I allmost broke into tears the other day when i heard how much my looking depressed has hurt her. i wish we had never broken up and that there was never a reason for us to break up.

these posts dont really seem to have any specific topic...

I titled my last post college apps but after i published it i realized that most of it had nothing to do with college apps. i kind of like how it developed though. I wrote a paragraph in an essay on the color and taste of purple. That was kind of odd, but i really enjoy writing things like that. I was talking with a friend recently about that and the color green. I think i might write something on the taste of green. (no, i dont have any problem like synesthesia or anything). by the tastes of green and purple i mean the tastes associated with those colors or rather the tastes i associate with those colors. The tastes i associate with those colors seem to be the artificial flavors of various fruits that seem to be those colors. like purple is associated with artificial grape and green is associated with green apple. Maybe not everyone associates them with each other but i do becasue i live in an urban environment where everything is artificially flavored.
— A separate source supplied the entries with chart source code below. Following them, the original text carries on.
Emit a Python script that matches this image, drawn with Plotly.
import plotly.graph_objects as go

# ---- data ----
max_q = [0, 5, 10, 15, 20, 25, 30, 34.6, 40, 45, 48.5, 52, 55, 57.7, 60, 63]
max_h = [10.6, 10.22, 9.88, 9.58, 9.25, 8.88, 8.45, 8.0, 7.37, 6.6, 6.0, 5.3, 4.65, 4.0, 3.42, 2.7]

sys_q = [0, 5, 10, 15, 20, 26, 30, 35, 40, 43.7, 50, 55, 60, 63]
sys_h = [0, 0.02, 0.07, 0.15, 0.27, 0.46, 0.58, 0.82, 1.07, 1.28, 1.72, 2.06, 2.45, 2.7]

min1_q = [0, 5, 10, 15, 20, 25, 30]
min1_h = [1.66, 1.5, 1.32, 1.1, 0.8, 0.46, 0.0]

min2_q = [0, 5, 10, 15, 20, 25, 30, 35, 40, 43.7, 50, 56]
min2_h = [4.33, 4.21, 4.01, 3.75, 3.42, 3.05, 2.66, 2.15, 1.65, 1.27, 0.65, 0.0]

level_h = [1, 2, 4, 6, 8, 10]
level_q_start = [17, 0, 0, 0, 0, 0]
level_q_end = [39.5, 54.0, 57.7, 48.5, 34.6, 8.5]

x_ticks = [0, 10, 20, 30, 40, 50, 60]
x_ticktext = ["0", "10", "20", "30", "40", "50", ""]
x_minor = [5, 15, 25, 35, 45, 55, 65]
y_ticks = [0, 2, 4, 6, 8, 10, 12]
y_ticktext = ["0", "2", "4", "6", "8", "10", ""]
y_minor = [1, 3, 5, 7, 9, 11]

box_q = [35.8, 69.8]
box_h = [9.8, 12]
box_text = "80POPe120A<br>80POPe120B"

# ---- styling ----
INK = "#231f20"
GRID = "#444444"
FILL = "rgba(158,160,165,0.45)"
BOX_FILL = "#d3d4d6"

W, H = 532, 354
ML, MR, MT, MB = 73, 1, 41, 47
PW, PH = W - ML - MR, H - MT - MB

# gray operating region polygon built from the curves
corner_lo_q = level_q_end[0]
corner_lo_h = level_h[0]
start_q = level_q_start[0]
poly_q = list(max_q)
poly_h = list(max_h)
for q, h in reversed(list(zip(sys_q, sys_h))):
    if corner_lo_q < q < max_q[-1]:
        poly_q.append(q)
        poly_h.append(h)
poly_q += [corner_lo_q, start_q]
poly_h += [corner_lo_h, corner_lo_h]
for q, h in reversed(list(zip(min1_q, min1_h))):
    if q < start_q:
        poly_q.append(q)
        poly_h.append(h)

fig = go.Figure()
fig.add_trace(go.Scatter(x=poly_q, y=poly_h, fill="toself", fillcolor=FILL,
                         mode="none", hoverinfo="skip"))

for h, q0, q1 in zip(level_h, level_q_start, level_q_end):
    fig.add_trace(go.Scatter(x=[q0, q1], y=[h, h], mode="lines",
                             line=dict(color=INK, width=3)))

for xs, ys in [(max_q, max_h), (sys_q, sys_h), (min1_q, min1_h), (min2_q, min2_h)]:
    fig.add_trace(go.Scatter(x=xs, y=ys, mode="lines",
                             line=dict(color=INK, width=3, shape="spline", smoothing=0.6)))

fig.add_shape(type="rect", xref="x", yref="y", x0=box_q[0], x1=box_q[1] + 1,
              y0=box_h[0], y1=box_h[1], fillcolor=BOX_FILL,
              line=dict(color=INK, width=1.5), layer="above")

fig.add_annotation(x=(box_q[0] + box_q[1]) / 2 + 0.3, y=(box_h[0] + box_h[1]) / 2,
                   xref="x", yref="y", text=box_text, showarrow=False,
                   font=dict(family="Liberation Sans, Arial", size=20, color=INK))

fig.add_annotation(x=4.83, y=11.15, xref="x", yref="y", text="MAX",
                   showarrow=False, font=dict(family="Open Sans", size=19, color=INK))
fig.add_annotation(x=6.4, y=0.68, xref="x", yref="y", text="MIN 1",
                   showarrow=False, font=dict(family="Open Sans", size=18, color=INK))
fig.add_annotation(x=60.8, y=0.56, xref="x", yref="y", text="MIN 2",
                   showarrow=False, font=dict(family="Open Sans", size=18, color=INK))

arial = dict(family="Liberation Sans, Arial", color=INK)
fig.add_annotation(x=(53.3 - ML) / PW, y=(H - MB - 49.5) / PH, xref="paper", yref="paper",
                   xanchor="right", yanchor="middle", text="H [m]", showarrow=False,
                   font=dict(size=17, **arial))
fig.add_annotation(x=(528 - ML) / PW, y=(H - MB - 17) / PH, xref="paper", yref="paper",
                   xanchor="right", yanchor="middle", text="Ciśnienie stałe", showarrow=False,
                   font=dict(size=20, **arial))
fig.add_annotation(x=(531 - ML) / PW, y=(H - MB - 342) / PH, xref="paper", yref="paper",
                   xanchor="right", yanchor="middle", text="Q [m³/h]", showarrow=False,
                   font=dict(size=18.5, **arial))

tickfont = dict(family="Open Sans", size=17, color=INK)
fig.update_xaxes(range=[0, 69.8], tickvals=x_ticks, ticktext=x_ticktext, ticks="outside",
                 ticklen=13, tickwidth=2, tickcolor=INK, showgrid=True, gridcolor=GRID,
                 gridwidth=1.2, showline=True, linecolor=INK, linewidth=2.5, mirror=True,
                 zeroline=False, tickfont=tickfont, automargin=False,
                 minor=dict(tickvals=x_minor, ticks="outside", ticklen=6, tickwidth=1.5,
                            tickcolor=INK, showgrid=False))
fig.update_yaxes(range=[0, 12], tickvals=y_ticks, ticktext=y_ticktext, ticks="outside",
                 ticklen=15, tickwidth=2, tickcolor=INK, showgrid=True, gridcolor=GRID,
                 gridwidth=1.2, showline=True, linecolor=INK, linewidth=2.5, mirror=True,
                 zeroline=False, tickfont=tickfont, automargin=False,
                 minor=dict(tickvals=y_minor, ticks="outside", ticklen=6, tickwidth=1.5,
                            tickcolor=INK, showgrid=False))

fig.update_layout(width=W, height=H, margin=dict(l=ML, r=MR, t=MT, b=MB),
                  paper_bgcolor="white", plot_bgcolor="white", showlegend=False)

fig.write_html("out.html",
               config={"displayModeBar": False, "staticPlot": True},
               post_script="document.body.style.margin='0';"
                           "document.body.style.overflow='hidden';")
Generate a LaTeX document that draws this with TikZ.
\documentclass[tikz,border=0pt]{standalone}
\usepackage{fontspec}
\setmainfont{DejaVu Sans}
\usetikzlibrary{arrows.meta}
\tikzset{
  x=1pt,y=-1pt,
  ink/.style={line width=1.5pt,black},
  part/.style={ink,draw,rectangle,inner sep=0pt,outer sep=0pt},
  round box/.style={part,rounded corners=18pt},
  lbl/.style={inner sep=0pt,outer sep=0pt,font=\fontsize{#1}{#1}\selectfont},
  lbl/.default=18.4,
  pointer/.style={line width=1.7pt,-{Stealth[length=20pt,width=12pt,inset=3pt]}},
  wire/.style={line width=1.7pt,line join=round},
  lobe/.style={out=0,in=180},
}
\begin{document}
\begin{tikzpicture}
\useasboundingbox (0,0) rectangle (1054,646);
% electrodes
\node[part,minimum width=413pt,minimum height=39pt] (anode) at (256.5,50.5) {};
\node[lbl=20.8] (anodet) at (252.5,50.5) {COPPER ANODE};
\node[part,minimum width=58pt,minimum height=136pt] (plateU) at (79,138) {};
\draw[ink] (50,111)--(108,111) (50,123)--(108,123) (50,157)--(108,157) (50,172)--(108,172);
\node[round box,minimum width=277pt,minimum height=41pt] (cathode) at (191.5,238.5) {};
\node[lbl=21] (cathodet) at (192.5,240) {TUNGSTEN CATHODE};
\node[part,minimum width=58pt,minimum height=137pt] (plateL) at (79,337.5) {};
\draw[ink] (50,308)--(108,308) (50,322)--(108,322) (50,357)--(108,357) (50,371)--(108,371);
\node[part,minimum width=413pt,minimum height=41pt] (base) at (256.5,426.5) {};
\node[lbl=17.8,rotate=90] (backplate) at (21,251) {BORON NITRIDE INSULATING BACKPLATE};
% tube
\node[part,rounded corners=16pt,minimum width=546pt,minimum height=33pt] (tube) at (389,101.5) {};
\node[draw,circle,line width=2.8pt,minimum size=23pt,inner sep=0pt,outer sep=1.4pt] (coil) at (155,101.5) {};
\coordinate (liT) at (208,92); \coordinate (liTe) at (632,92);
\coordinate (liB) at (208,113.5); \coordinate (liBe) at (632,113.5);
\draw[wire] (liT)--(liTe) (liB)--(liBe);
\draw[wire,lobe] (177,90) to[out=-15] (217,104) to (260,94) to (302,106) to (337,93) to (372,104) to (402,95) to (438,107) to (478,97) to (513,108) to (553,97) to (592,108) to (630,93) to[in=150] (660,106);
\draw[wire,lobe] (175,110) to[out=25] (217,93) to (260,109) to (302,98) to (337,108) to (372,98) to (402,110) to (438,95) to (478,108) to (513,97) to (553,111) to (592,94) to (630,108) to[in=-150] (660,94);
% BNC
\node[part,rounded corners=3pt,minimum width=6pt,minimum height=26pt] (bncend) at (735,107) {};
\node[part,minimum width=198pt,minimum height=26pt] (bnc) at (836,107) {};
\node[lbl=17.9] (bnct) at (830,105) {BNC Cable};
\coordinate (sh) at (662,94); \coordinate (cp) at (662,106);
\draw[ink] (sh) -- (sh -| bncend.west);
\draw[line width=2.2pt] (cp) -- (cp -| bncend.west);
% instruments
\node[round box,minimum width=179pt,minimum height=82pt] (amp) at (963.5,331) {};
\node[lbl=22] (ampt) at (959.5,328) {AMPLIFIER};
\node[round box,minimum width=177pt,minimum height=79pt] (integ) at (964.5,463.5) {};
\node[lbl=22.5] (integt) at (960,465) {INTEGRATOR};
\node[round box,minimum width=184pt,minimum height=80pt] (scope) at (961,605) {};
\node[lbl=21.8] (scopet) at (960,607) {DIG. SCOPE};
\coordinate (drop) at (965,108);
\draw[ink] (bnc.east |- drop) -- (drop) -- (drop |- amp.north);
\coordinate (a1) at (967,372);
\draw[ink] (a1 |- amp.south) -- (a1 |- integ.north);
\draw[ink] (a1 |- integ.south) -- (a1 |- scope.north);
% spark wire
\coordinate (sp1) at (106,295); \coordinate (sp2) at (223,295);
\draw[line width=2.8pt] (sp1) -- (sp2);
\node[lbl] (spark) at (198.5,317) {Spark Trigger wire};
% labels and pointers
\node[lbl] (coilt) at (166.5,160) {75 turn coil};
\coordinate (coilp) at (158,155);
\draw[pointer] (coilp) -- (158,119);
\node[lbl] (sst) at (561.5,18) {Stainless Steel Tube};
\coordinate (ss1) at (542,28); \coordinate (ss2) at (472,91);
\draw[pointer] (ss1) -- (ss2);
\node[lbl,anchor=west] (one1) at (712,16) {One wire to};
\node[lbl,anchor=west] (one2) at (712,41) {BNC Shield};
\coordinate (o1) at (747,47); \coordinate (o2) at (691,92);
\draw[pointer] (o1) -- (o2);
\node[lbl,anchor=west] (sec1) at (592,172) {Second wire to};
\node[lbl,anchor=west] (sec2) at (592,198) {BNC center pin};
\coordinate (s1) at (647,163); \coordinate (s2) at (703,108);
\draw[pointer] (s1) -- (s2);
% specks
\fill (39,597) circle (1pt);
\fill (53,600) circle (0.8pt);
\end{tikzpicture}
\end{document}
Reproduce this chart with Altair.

Maybe my blurb about green will turn up in one of these posts, who knows.

college apps

I've noticed that these blogs are kind of like college app essays. I can write whatever i want becasue the people i know (my friends basically) will never read it. I can say whatever i want without someone i know saying that what i'm writing isn't true or that it's not really me. to tell you the truth, i dont really think anyone of my friends really knows me. I guess since recently a few have started to see more of who i really am but i dont really think they know who i really am completely. i guess this is a bit reassuring.

I've just realized a bit of irony in these posts. You, someone i will probably never meet, will probably know me better than my friends who i see almost everyday. isn't that ironic?

well, anyway. I can't really think of anything to say right now... I've always had this problem where i don't really know what is on my mind so i can't really write about it. I guess it might be from all those years where i kept everything to myself and was very introverted. I still am a bit but not nearly as much as i used to be. I used to be that loser kid who didn't have any friends and now i feel like i have a lot of friends who actually like to hang out with me and whom i feel like are actual real friends. I used to hang out with people that i've recently realized, treat me a bit like shit (excuse my language, please). Now, i have friends that i really feel comfortable being myself around. I don't really worry, or even care, what the "popular kids" think about me anymore and i can be just myself.

Maybe this will help my mediocre writing skills too, just maybe...

mood: pretty happy

i'm feeling pretty good right now actually. I'm actually really liking this whole blogging thing and the fact that i can post stuff without people know who i am. I used to post things on facebook when i really needed to vent, but that obviously became a problem. On facebook everyone could see that the "notes" were written by me, just a tad of a problem. hmmm, i wonder if people can see me email address or anything that would say who i actually am on here. that would be a bit of a problem and kind of defeat the purpose of me writing on here.

Well, anyway, i'm feeling pretty good and dont really have anything to vent about. :)

wow, my first blog

wow, yeah this is my first blog, its kinda exciting, in a very non-exciting way. I guess i'll just start writing. The reason i started this was because i have things i want to say but dont want anyone to associate them with me, or just things i shouldn't really share or still be thinking about.

Things like experiences with ex girlfriends and stuff like that, maybe, or something else. maybe i'll just vent here.hmmm...

Itd be kinda odd if people i actually knew started reading this, but didnt know it was me. that would actually be kinda sweet.